7 May 2014

NHS forced into emergency action to fund ‘game-changing’ Hep C drug

Channel 4 News understands that NHS England has taken the unusual step of setting up an emergency access scheme for a new hepatitis C drug  after plans for fast track funding were delayed.

Three weeks ago,  we revealed that NHS England had agreed to early funding of the drug, Sofosbuvir, for 500 patients with a severe form of the disease who were otherwise likely to die or to need a liver transplant within a year.

However,  no patient has yet received the drug after it emerged that NHS England had not worked out a procedure for moving the funding to the doctors who wanted to prescribe the drug.
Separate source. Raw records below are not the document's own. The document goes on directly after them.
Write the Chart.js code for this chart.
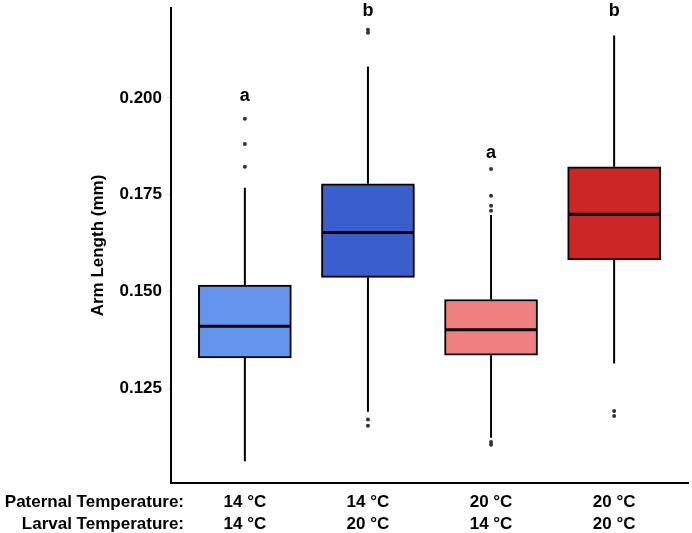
<!DOCTYPE html>
<html>
<head>
<meta charset="utf-8">
<script src="https://cdn.jsdelivr.net/npm/chart.js@4.4.1/dist/chart.umd.min.js"></script>
<style>
html, body { margin: 0; padding: 0; background: #fff; }
#wrap { width: 692px; height: 533px; }
</style>
</head>
<body>
<div id="wrap"><canvas id="boxChart"></canvas></div>
<script>
// groups on the x axis (1..4) and their two label rows
var groups = [1, 2, 3, 4];
var paternalTemp = ["14 °C", "14 °C", "20 °C", "20 °C"];
var larvalTemp = ["14 °C", "20 °C", "14 °C", "20 °C"];
var rowTitles = ["Paternal Temperature:", "Larval Temperature:"];
var boxColors = ["#6495ED", "#3A5FCD", "#F08080", "#CD2626"];

// box statistics (mm)
var whiskerLow = [0.1061, 0.1189, 0.1122, 0.1314];
var q1 = [0.1328, 0.1536, 0.1335, 0.1581];
var median = [0.1410, 0.1652, 0.1401, 0.1699];
var q3 = [0.1516, 0.1778, 0.1479, 0.1822];
var whiskerHigh = [0.1768, 0.2081, 0.1697, 0.2161];

var outliers = [
    [0.1946, 0.1881, 0.1822],
    [0.2176, 0.2168, 0.1169, 0.1153],
    [0.1816, 0.1747, 0.1721, 0.1708, 0.1111, 0.1104],
    [0.1191, 0.1178]
];

// significance letters and the value they sit at
var letters = ["a", "b", "a", "b"];
var letterY = [0.1992, 0.2212, 0.1845, 0.2212];

var yTicks = [0.125, 0.150, 0.175, 0.200];

var FONT = "'Liberation Sans', Arial, Helvetica, sans-serif";
var X_PAD = 9;
var X_LINE = 21.5;

var boxData = [];
var pointData = [];
for (var i = 0; i < groups.length; i++) {
    boxData.push({x: groups[i], y: [q1[i], q3[i]]});
    for (var j = 0; j < outliers[i].length; j++) {
        pointData.push({x: groups[i], y: outliers[i][j]});
    }
}

function noEdgePadding(scale) {
    scale.paddingTop = 0;
    scale.paddingBottom = 0;
    scale.paddingLeft = 0;
    scale.paddingRight = 0;
}

var boxParts = {
    id: "boxParts",
    beforeDatasetsDraw: function (chart) {
        var ctx = chart.ctx;
        var xs = chart.scales.x, ys = chart.scales.y;
        ctx.save();
        ctx.strokeStyle = "#000";
        ctx.lineWidth = 2;
        for (var i = 0; i < groups.length; i++) {
            var px = xs.getPixelForValue(groups[i]);
            ctx.beginPath();
            ctx.moveTo(px, ys.getPixelForValue(whiskerHigh[i]));
            ctx.lineTo(px, ys.getPixelForValue(q3[i]));
            ctx.moveTo(px, ys.getPixelForValue(q1[i]));
            ctx.lineTo(px, ys.getPixelForValue(whiskerLow[i]));
            ctx.stroke();
        }
        ctx.restore();
    },
    afterDatasetsDraw: function (chart) {
        var ctx = chart.ctx;
        var xs = chart.scales.x, ys = chart.scales.y;
        var bars = chart.getDatasetMeta(0).data;
        ctx.save();
        ctx.strokeStyle = "#000";
        ctx.lineWidth = 3;
        for (var i = 0; i < groups.length; i++) {
            var half = bars[i].width / 2;
            var px = xs.getPixelForValue(groups[i]);
            var py = ys.getPixelForValue(median[i]);
            ctx.beginPath();
            ctx.moveTo(px - half + 1, py);
            ctx.lineTo(px + half - 1, py);
            ctx.stroke();
        }
        ctx.fillStyle = "#000";
        ctx.textAlign = "center";
        ctx.textBaseline = "alphabetic";
        ctx.font = "bold 18px " + FONT;
        for (var k = 0; k < groups.length; k++) {
            ctx.fillText(letters[k], xs.getPixelForValue(groups[k]), ys.getPixelForValue(letterY[k]));
        }
        // row titles of the x labels
        ctx.font = "bold 17px " + FONT;
        ctx.textAlign = "right";
        ctx.textBaseline = "middle";
        for (var r = 0; r < rowTitles.length; r++) {
            ctx.fillText(rowTitles[r], xs.left + 13, xs.top + X_PAD + X_LINE / 2 + r * X_LINE);
        }
        ctx.restore();
    }
};

var chart = new Chart(document.getElementById("boxChart"), {
    type: "bar",
    data: {
        datasets: [{
            type: "bar",
            data: boxData,
            backgroundColor: boxColors,
            borderColor: "#000",
            borderWidth: 2,
            borderSkipped: false,
            barThickness: 93
        }, {
            type: "scatter",
            data: pointData,
            pointRadius: 2,
            pointBackgroundColor: "#333",
            pointBorderWidth: 0
        }]
    },
    options: {
        responsive: true,
        maintainAspectRatio: false,
        animation: false,
        layout: {padding: {top: 8, right: 2, left: 0, bottom: 0}},
        plugins: {
            legend: {display: false},
            tooltip: {enabled: false}
        },
        scales: {
            x: {
                type: "linear",
                offset: false,
                min: 0.4,
                max: 4.6,
                afterBuildTicks: function (scale) {
                    scale.ticks = groups.map(function (g) { return {value: g}; });
                },
                afterFit: function (scale) {
                    scale.height = 50;
                    noEdgePadding(scale);
                },
                grid: {display: false, drawTicks: false},
                border: {display: true, color: "#000", width: 2},
                ticks: {
                    padding: X_PAD,
                    color: "#000",
                    maxRotation: 0,
                    autoSkip: false,
                    font: {family: FONT, size: 17, weight: "bold", lineHeight: X_LINE / 17},
                    callback: function (value) {
                        var i = groups.indexOf(value);
                        return [paternalTemp[i], larvalTemp[i]];
                    }
                }
            },
            y: {
                type: "linear",
                min: 0.1005,
                max: 0.2232,
                afterBuildTicks: function (scale) {
                    scale.ticks = yTicks.map(function (v) { return {value: v}; });
                },
                afterFit: function (scale) {
                    scale.width = 171;
                    noEdgePadding(scale);
                },
                grid: {display: true, drawOnChartArea: false, drawTicks: true, tickLength: 4, color: "#d8d8d8"},
                border: {display: true, color: "#000", width: 2},
                title: {
                    display: true,
                    text: "Arm Length (mm)",
                    color: "#000",
                    font: {family: FONT, size: 17, weight: "bold"},
                    padding: {top: 88, bottom: 0}
                },
                ticks: {
                    padding: 5,
                    color: "#000",
                    font: {family: FONT, size: 17, weight: "bold"},
                    callback: function (value) { return value.toFixed(3); }
                }
            }
        }
    },
    plugins: [boxParts]
});
</script>
</body>
</html>
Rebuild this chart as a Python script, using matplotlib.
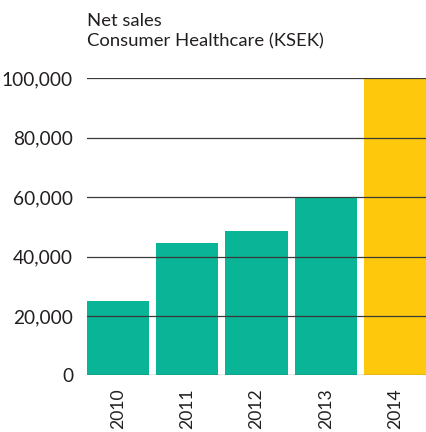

Now after pressure from consultants and the Hepatitis C Trust,  NHS England has agreed to the emergency scheme for the most desperately ill of those 500 patients.  We have been told that the funding will reach doctors by Monday.

In our  piece three weeks ago, we interviewed Nils Nordal, of Oxford, who contracted the disease following dental treatment in Egypt 20 years ago.

Pre News refresh player – this is the default player for the C4 news site – please do not delete. Ziad

 

 


Since then, Mr Nordal’s condition has deteriorated.  Rather than wait for NHS England to work out the funding problems, his doctors have now gone straight to the drug company, Gilead.

Mr Nordal’s consultant, Dr Ellie Barnes, said that Gilead had agreed to supply the drug and Mr Nordal should be able to begin the treatment on Friday.

Dr Barnes said Gilead had acted somewhat on faith, on the understanding that Mr Nordal’s name would be on the emergency funding list.

Breakthrough treatment

The drug has been hailed as a “game changer” because it has a 90 to 95 per cent cure rate, can prevent the need for transplant and has almost no side effects.

Until now, there have been few options for people with the advanced effects of hepatitis C except a liver transplant.

The current drug regime, using interferon, with other drugs such as ribavirin, cannot always be tolerated by those with the more serious form of the disease.

Even for those who can take it,  the regime has serious side-effects and is not, more crucially, a cure.

Mr Nordal has now been assessed for a liver transplant and it is not clear whether the drug will prevent that operation from having to go ahead.

There is some evidence that the drug can reverse some of the damage to the liver caused by the disease, although no studies have been done on patients as seriously ill as Mr Nordal.  And there is also evidence that the number of days that a patient is virus-free before a transplant increases the likelihood that the virus will not attack the new liver.

Dr Barnes said that in these cases, “days matter” when it comes to getting the treatment to the patient.

Bureaucratic delays

Consultants have welcomed the fact that funding was agreed by NHS England, but criticism and frustration will escalate if the funding process is not streamlined over the coming days as promised.

It appears, though, that the organisation may have fallen foul of the “any qualified provider” rules introduced under the NHS reforms that insist that processes like this are put out to tender.

This means that although it was agreed 15 centres should be responsible for getting the drug to the patients, private providers – who probably have no interest in being involved – still had to be given the opportunity to be part of the process.

One consultant told Channel 4 News that it was an “appalling system” that meant NHS England had been forced to make the early access scheme up as it went along.

The early funding was agreed, after a three month process, because it was recognised that the National Institute for Health and Care Excellence (NICE) would not be able to evaluate the drug quickly enough for the most seriously ill.

The drug is expensive – £35,000 for a 12 week course.  But when compared with the need for a liver transplant, followed by a  lifetime of drugs, it becomes highly cost-effective.